Some of the first-order speakers currently marketed do well on square waves, but manufacturers see no reason to publish the test, for marketing reasons, so the competition cannot find out easily, and because this test is not the only one to be passed for good sound, as I'm sure you suspect.

What you heard, good or bad, in the Ohm lays far deeper than what the square wave can reveal- for two reasons:
--the square wave is composed of only odd-order harmonics plus the fundamental (any even-order content seen on the `scope is distortion). Thus it only tests certain tones, not all tones.
--the square wave's dynamic range is far different than music- it does not stress the drivers enough, nor last long enough to excite the woofer.

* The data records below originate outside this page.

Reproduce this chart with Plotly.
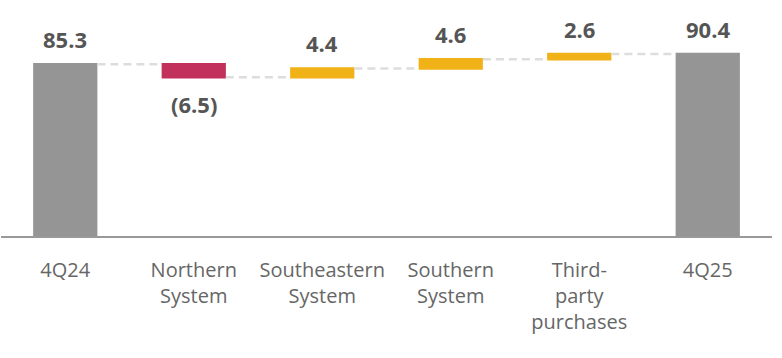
import plotly.graph_objects as go

categories = ["4Q24", "Northern<br>System", "Southeastern<br>System", "Southern<br>System",
              "Third-<br>party<br>purchases", "4Q25"]
values = [85.3, -6.5, 4.4, 4.6, 2.6, 90.4]
measures = ["absolute", "relative", "relative", "relative", "relative", "total"]
labels = ["85.3", "(6.5)", "4.4", "4.6", "2.6", "90.4"]

GRAY = "#959595"
RED = "#C2305C"
GOLD = "#F0B216"

fig = go.Figure()
fig.add_trace(go.Waterfall(
    x=categories, y=values, measure=measures,
    totals=dict(marker=dict(color=GRAY)),
    increasing=dict(marker=dict(color=GOLD)),
    decreasing=dict(marker=dict(color=RED)),
    connector=dict(line=dict(color="#DDDDDD", width=2.5, dash="8px,5px")),
    width=0.5,
    text=None, hoverinfo="skip",
))

# value labels from cumulative data
cum = 0
for cat, v, m, lab in zip(categories, values, measures, labels):
    if m == "absolute":
        start, end = 0, v
        cum = v
    elif m == "total":
        start, end = 0, cum
    else:
        start, end = cum, cum + v
        cum = cum + v
    top = max(start, end)
    bottom = min(start, end)
    if v < 0:
        fig.add_annotation(x=cat, y=bottom, text=lab, showarrow=False,
                           yanchor="top", yshift=-10,
                           font=dict(family="Open Sans", size=22, color="#555555", weight="bold"))
    else:
        fig.add_annotation(x=cat, y=top, text=lab, showarrow=False,
                           yanchor="bottom", yshift=8,
                           font=dict(family="Open Sans", size=22, color="#555555", weight="bold"))

fig.update_layout(
    width=782, height=358,
    margin=dict(l=1, r=10, t=10, b=122),
    plot_bgcolor="white", paper_bgcolor="white",
    showlegend=False,
    font=dict(family="Open Sans", size=20, color="#666666"),
)
fig.update_xaxes(showline=True, linecolor="#999999", linewidth=2,
                 ticks="outside", ticklen=15, tickcolor="rgba(0,0,0,0)",
                 tickfont=dict(size=20, color="#666666"), showgrid=False)
fig.update_yaxes(range=[0, 112.2], visible=False, showgrid=False)

fig.write_html("out.html", config={"displayModeBar": False},
               post_script="document.body.style.margin='0';")
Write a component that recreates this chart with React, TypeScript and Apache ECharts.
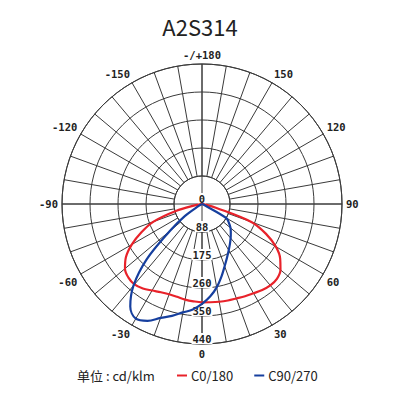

A square wave is a guide- if you can find out where the little departures from a flat-topped characteristic come from, and then fix them, great! However, there are better tests for the problems behind those squiggles, ones which a smart manufacturer is not going to reveal, nor a poor one reveal that they don't perform!

You raise valid points- not a very professional industry is it? Becoming a better listener and gaining some technological understanding seems to be the only way to find something decent!

Best,
Roy

Phasecorrect-
If you use pink noise or MLS or swept sine waves (common for testing dispersion), most of what we see on the printout does not explain what we hear. Dispersion, as heard on music, depends on some very definite factors:
--the diameter of the driver (not so much its shape) vs. the wavelength.
--does that driver remain a rigid piston in its operating band? Most do not.
--how the reflections from the enclosure's front and sides, and reflections off the other drivers' surfaces smear transients.
--how the crossover disturbs those transients.

The real problem is that we listen to music. Look at a musical waveform on a `scope- what do you see? Do you see any sine waves, or square waves, or sharp, stand-alone impulses? No. You see an ever-changing wave "form" that has more dynamic range than the face of the scope can reveal. It REPRESENTS how the mic diaphragm moved in and out, and how our ear drum is supposed to.

The music we hear- all its tones, rhythmic interplays, harmonies, imaging- our minds interpret from that complex "wave envelope". It is this unpredictable envelope's shape that counts. When a designer focuses on the theoretical "sine wave" components only, then the shape of the envelope has become immaterial to him.

Except to the ear. Which is why time coherence, and lack of cabinet problems, and linear drivers, and fewer crappy crossover parts, and proper crossover points are all important. Those all affect dispersion AS HEARD ON MUSIC.

Phasecorrect- you asked, "if time/phase accuracy is indeed retained...why do all time/phase coherent speakers sound different?" Because they are basing their claims of accuracy upon flawed measurements. The measurements don't pick up on all that we hear.

Ever wonder why we can't often play poor recordings? Everyone blames the studios, but it's the speaker's time-domain problems that are further distorting that distortion, contributing to unlistenabilty. Test: play a poor recording on phase-coherent headphones (Grado, Stax, others) then play it on a high-order crossover speaker just as loud.

Music is about time as much as tone and loudness. If you only test for two out of three, you won't be designing- only shoving parts into a box.

Best,
Roy